The workshop will take place on Thursday June 6th 2024, at 13:30-16:00 in room S8 of the Malá Strana building of the Faculty of Mathematics and Physics, Charles University (Malostranské nám. 25, Praha 1). If you are considering participation, please enter yourself into the registration form. If enough people register with an interest in remote participation, we will try to make the event a hybrid one.

The expected schedule:

13:30-14:30: Digital chant scholarship in Prague. Jan Hajič jr., Vojtěch Lanz.

Jan Hajič will introduce the efforts and tools related to the computational chant scholarship efforts in Prague. Then, two specific experimental methods will be presented. Vojtěch Lanz will talk about segmenting chant melodies that would make it theoretically optimal to remember the repertoire, and Jan Hajič will then introduce methods from bioinformatics to track the evolution of chant melody. We welcome discussion especially on what our methods still need in order to provide more solid and specific insights.

14:30-15:30: Digital chant scholarship in Würzburg. Tim Eipert.

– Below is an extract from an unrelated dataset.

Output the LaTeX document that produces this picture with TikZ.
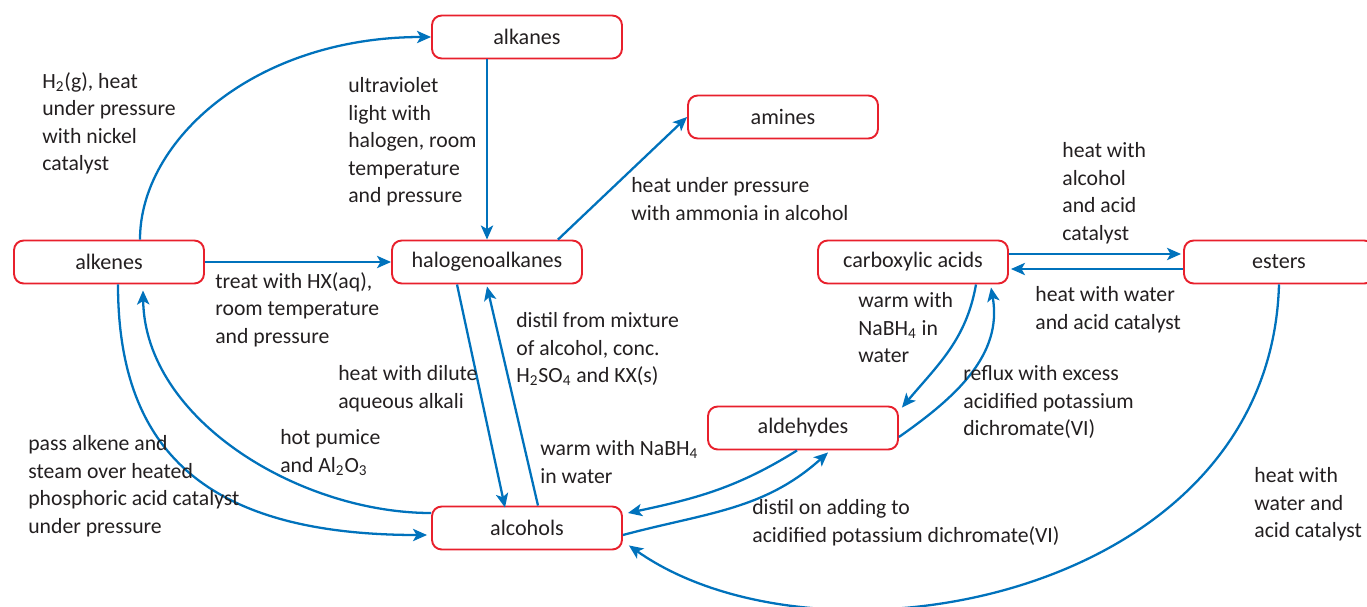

In the talk, Tim Eipert will showcase the use of digital tools developed in the context of Corpus Monodicum, a long-term project at the University of Würzburg. Newly created datasets will be presented, as well as ideas and concepts for digital analysis of different chant corpora, including the use of stochastic block models and phylogenetic methods.

Each block is expected to have about 45 minutes of talk and 15 minutes of discussion. At the end, there is an extra half hour for free discussion.

The workshop is part of knowledge mobilization activities on part of the Digital Analysis of Chant Transmission project - DACT, supported by the Social Sciences and Humanities Research Council of Canada (SSHRC), grant no. 895-2023-1002.

CV: 

Tim Eipert currently holds a position as a Research Assistant at the edition project Corpus Monodicum: Die einstimmige Musik des lateinischen Mittelalters. In 2020, he successfully completed his Master's degree in Musicology, specializing in a thesis focused on the automated segmentation of medieval chants. His research interests primarily revolve around critically employing computer-assisted methods to address music theory questions in diverse contexts such as medieval transmission or jazz, as well as exploring topics related to digital editing.